# Training Techniques
Never use the same dataset to train your ML model and make predictions for evaluating the model (because this results in overfitting). Always evaluate the model on data that was not used to train it.

In [1]:
import pandas
from sklearn import cross_validation
from sklearn.linear_model import LogisticRegression



In [2]:
# these examples use the Pima Indian diabetes dataset
url = "pima-indians-diabetes.csv"
names = ['preg', 'plas', 'pres', 'skin', 'test', 'mass', 'pedi', 'age', 'class']
dataframe = pandas.read_csv(url, names=names)
array = dataframe.values

In [3]:
# separate array into features (X) and label (y) parts
X = array[:,0:8]
y = array[:,8]

## Train and Test Sets
The simplest technique is to use different training and testing datasets by splitting our original dataset into 2 parts.

In [4]:
test_size = 0.3   # the testing part is 30% of the original dataset
seed = 8

X_train, X_test, y_train, y_test = cross_validation.train_test_split(X, y, test_size=test_size, random_state=seed)
model = LogisticRegression()
model.fit(X_train, y_train)

result = model.score(X_test, y_test)
print("Accuracy: %.3f%%" % (result*100.0))

Accuracy: 77.922%


## K-fold Cross Validation
This technique gives less variance compared to the previous technique. It works by splitting the dataset into k-parts (each part is called a fold). The model is trained on k-1 folds, with one held back as the test set. This is repeated so that each fold has been used as the hold-back test set. At the end, we end up with k different performance scores that are then summarised using mean and standard deviation.

In [5]:
num_folds = 10
num_instances = len(X)
seed = 8

kfold = cross_validation.KFold(n=num_instances, n_folds=num_folds, random_state=seed)
model = LogisticRegression()

results = cross_validation.cross_val_score(model, X, y, cv=kfold)
print("Accuracy: %.3f%% (%.3f%%)" % (results.mean()*100.0, results.std()*100.0))

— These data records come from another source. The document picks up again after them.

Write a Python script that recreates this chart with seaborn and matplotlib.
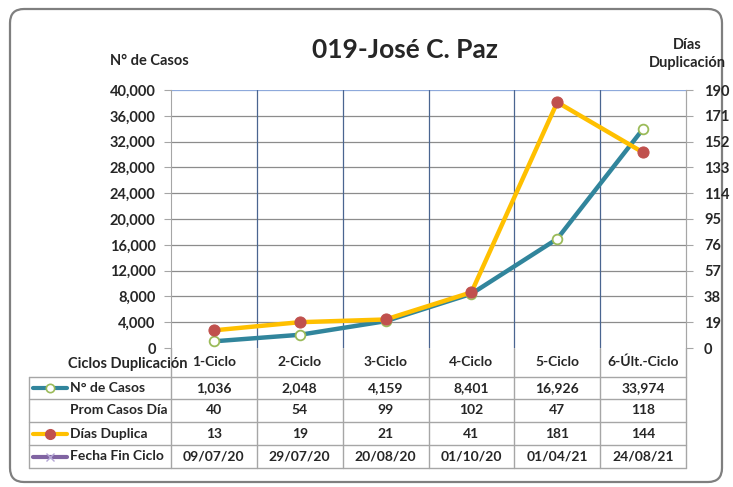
import matplotlib
matplotlib.use("Agg")
import matplotlib.pyplot as plt
import seaborn as sns
import pandas as pd
import numpy as np
from matplotlib.patches import FancyBboxPatch
from matplotlib.lines import Line2D
from matplotlib.ticker import FuncFormatter

# data
ciclos = ['1-Ciclo', '2-Ciclo', '3-Ciclo', '4-Ciclo', '5-Ciclo', '6-Últ.-Ciclo']
casos = [1036, 2048, 4159, 8401, 16926, 33974]
prom_casos = [40, 54, 99, 102, 47, 118]
dias_duplica = [13, 19, 21, 41, 181, 144]
fechas = ['09/07/20', '29/07/20', '20/08/20', '01/10/20', '01/04/21', '24/08/21']

left_ticks = list(range(0, 40001, 4000))
right_ticks = list(range(0, 191, 19))

TEAL = '#31859C'
YELLOW = '#FFC000'
RED = '#C0504D'
GREEN = '#9BBB59'
PURPLE = '#8064A2'
GRID_BLUE = '#4A6590'
GRAY = '#A6A6A6'

sns.set_style("white")
plt.rcParams['font.family'] = ['Lato', 'DejaVu Sans']
plt.rcParams['font.weight'] = 'bold'

W, H = 733, 487
fig = plt.figure(figsize=(W / 100, H / 100), dpi=100)

# background axes in pixel coordinates for the frame and the data table
bg = fig.add_axes([0, 0, 1, 1])
bg.set_xlim(0, W)
bg.set_ylim(H, 0)
bg.axis('off')
bg.add_patch(FancyBboxPatch((10, 9), 712, 473, boxstyle="round,pad=0,rounding_size=14",
                            fc='white', ec='#7F7F7F', lw=1.6))

# plot area
x0, x1, y0, y1 = 171, 686, 90, 348
ax = fig.add_axes([x0 / W, 1 - y1 / H, (x1 - x0) / W, (y1 - y0) / H])
df = pd.DataFrame({'pos': np.arange(len(ciclos)), 'casos': casos, 'dias': dias_duplica})

sns.lineplot(data=df, x='pos', y='casos', ax=ax, color=TEAL, lw=3.2, marker='o',
             markersize=7, markerfacecolor='white', markeredgecolor=GREEN,
             markeredgewidth=1.3, zorder=3)
ax.set_xlim(-0.5, len(ciclos) - 0.5)
ax.set_ylim(0, 40000)
ax.set_yticks(left_ticks)
ax.yaxis.set_major_formatter(FuncFormatter(lambda v, p: f"{int(v):,}"))
ax.set_xticks([])
ax.set_xlabel('')
ax.set_ylabel('')
for v in left_ticks[1:]:
    ax.axhline(v, color='#8C8C8C' if v < 40000 else '#8EA9DB', lw=0.9, zorder=1)
for b in np.arange(0.5, len(ciclos) - 0.5, 1):
    ax.axvline(b, color=GRID_BLUE, lw=0.9, zorder=1)
for s in ['top', 'bottom']:
    ax.spines[s].set_visible(False)
ax.spines['left'].set_color(GRAY)
ax.spines['right'].set_color(GRAY)
ax.tick_params(axis='y', direction='out', length=5, color=GRAY, labelsize=10.5,
               pad=6, left=True)

ax2 = ax.twinx()
sns.lineplot(data=df, x='pos', y='dias', ax=ax2, color=YELLOW, lw=3.2, marker='o',
             markersize=8, markerfacecolor=RED, markeredgecolor=RED, zorder=4)
ax2.set_ylim(0, 190)
ax2.set_yticks(right_ticks)
ax2.set_ylabel('')
for s in ['top', 'bottom', 'left']:
    ax2.spines[s].set_visible(False)
ax2.spines['right'].set_color(GRAY)
ax2.tick_params(axis='y', direction='out', length=5, color=GRAY, labelsize=10.5,
                pad=8, right=True)
for lab in ax.get_yticklabels() + ax2.get_yticklabels():
    lab.set_fontweight('bold')

# titles
bg.text(405, 50, '019-José C. Paz', ha='center', va='center', fontsize=19, fontweight='bold')
bg.text(110, 61, 'N° de Casos', ha='left', va='center', fontsize=10.5, fontweight='bold')
bg.text(687, 54, 'Días\nDuplicación', ha='center', va='center', fontsize=10.5,
        fontweight='bold', linespacing=1.35)

# data table
col_w = (x1 - x0) / len(ciclos)
edges = [x0 + i * col_w for i in range(len(ciclos) + 1)]
row_lines = [377, 399, 422, 445, 468]
tl = 29
for yy in row_lines:
    bg.plot([tl, x1], [yy, yy], color=GRAY, lw=1)
bg.plot([tl, tl], [row_lines[0], row_lines[-1]], color=GRAY, lw=1)
for i, e in enumerate(edges):
    bg.plot([e, e], [y1, row_lines[-1]], color=GRAY, lw=1)

bg.text(188, 364, 'Ciclos Duplicación', ha='right', va='center', fontsize=10.5, fontweight='bold')
for i, c in enumerate(ciclos):
    bg.text((edges[i] + edges[i + 1]) / 2, 362, c, ha='center', va='center',
            fontsize=10, fontweight='bold')

rows = [
    ('N° de Casos', [f"{v:,}" for v in casos]),
    ('Prom Casos Día', [str(v) for v in prom_casos]),
    ('Días Duplica', [str(v) for v in dias_duplica]),
    ('Fecha Fin Ciclo', fechas),
]
for r, (name, vals) in enumerate(rows):
    yc = (row_lines[r] + row_lines[r + 1]) / 2
    bg.text(70, yc, name, ha='left', va='center', fontsize=10, fontweight='bold')
    for i, v in enumerate(vals):
        bg.text((edges[i] + edges[i + 1]) / 2, yc, v, ha='center', va='center',
                fontsize=10, fontweight='bold')

# legend keys inside the table
keys = [
    (TEAL, dict(marker='o', markersize=6, markerfacecolor='white', markeredgecolor=GREEN, markeredgewidth=1.2)),
    None,
    (YELLOW, dict(marker='o', markersize=7, markerfacecolor=RED, markeredgecolor=RED)),
    (PURPLE, dict(marker='x', markersize=6, markeredgecolor='#B4A7D6', markeredgewidth=1.0)),
]
for r, k in enumerate(keys):
    if k is None:
        continue
    yc = (row_lines[r] + row_lines[r + 1]) / 2
    bg.add_line(Line2D([33, 67], [yc, yc], color=k[0], lw=3))
    bg.add_line(Line2D([50], [yc], color=k[0], lw=0, **k[1]))

fig.savefig('out.png', dpi=100)
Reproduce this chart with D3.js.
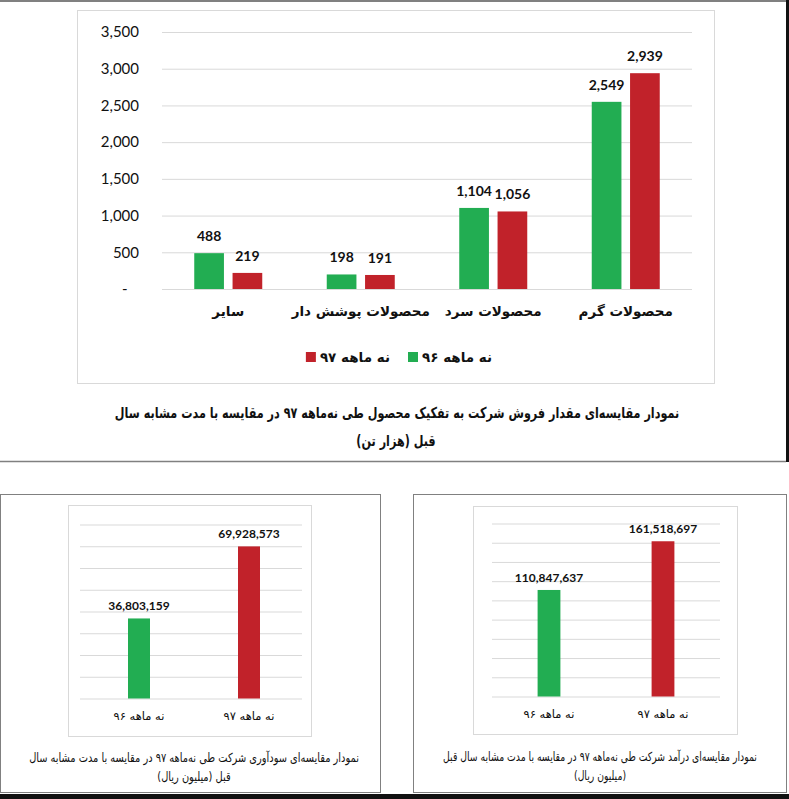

Accuracy: 76.951% (4.841%)


## Leave One Out Cross Validation
This variation of cross validation works by setting the number of folds to the number of observations in the dataset (i.e. the number of obervations in each fold is one). It produces a large number of performance scores that can then be summarised to give a more reasonable estimate of the accuracy of the model. Downside is that this technique is computationally more expensive.

In [6]:
num_instances = len(X)

loocv = cross_validation.LeaveOneOut(n=num_instances)
model = LogisticRegression()

results = cross_validation.cross_val_score(model, X, y, cv=loocv)
print("Accuracy: %.3f%% (%.3f%%)" % (results.mean()*100.0, results.std()*100.0))

Accuracy: 76.823% (42.196%)


This technique has more variance than k-fold cross validation (as shown above in the standard deviation).

## Repeated Random Train-Test Splits
Repeats the process of splitting the data and evaluating the model multiple times. Has the speed of the train/test split technique and the reduced variance in the k-fold cross validation technique. Downside is that repetitions may include much of the same data in the train or test split from run to run, introducing redundancy into the evaluation.

In [7]:
num_samples = 10
test_size = 0.3
num_instances = len(X)

seed = 8
kfold = cross_validation.ShuffleSplit(n=num_instances, n_iter=num_samples, test_size=test_size, random_state=seed)
model = LogisticRegression()

results = cross_validation.cross_val_score(model, X, y, cv=kfold)
print("Accuracy: %.3f%% (%.3f%%)" % (results.mean()*100.0, results.std()*100.0))

Accuracy: 76.840% (1.909%)


## What technique to use?
* K-fold cross validation is the "best practice" for evaluating the performance of a model on unseen data, with k set to 3, 5 or 10.
* Train/test split is good for speed if using a slow algorithm and produces performance scores with lower bias when using large datasets.
* If in doubt, use 10-fold cross validation.